Undoubtedly, they said  (and continue to say) that they wanted to protect consumers with the licensing requirement... but what else would they say? "We want more money"?

Not only does licensing hurt anyone who goes to a barber or hairstylist in the pocketbook, it is especially oppressive to the poor and to minorities, and not just because they have to pay more for haircuts than they otherwise would.

Consider the case of Cheryl Hosey.

Miss Hosey is an enterprising young black woman in nearby Youngstown, Ohio, who went into business, braiding other black women's hair in an African style most hairstylists are unable to do. Not long after opening, her business was booming.

It's difficult to conceive of any good reason why one would need a license to do this, because it poses no potential danger to anyone. But you do, because of the greedy hairstylists, and the Ohio Board of Cosmetology prosecuted her on criminal charges. Fortunately, the Institute for Justice, a libertarian public interest law firm, rushed to her defense. After battling the matter out in a California court, on behalf of another black woman in the same situation, they won their case, and Miss Hosey, and the many others like her, might now be free to practice their trade.

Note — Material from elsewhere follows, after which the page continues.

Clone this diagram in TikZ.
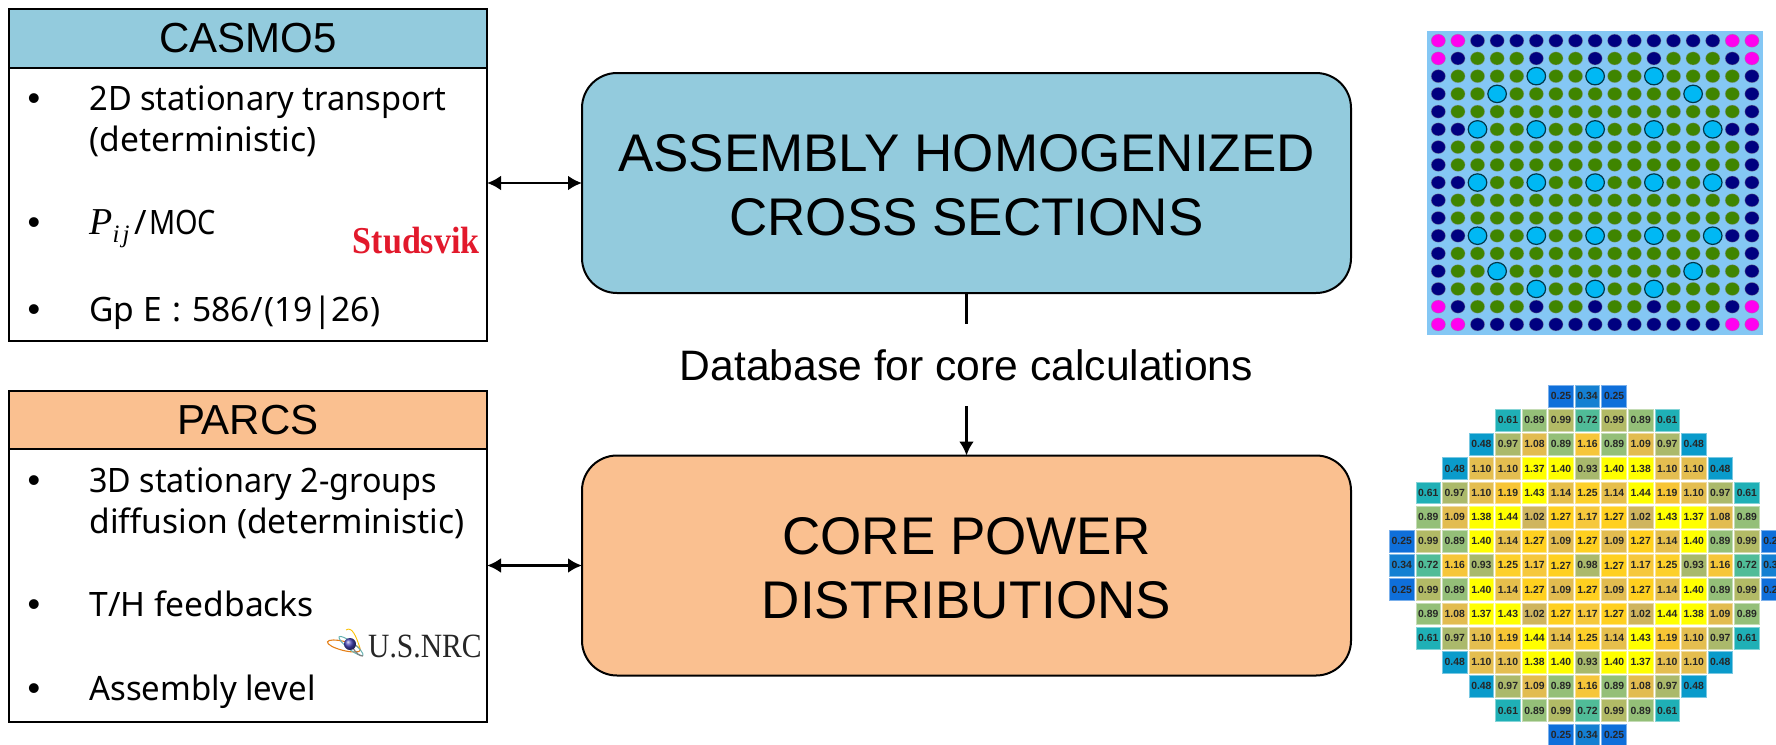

Sadly, many still are not. Although you may now be allowed to braid it, you can't do much of anything else to anyone's hair without a license.

Similar ridiculous situations exist in all fields that require licensure. It's always the same story-it's never necessary and it always hurts consumers and the poor. That may even be true in the case of doctors-but that issue will have to wait for another column. Meanwhile, the next time you wince at how much your barber or hairstylist charges you, you'll know how he gets away with it.

Maybe I'll just seek out that guy I overheard the other day.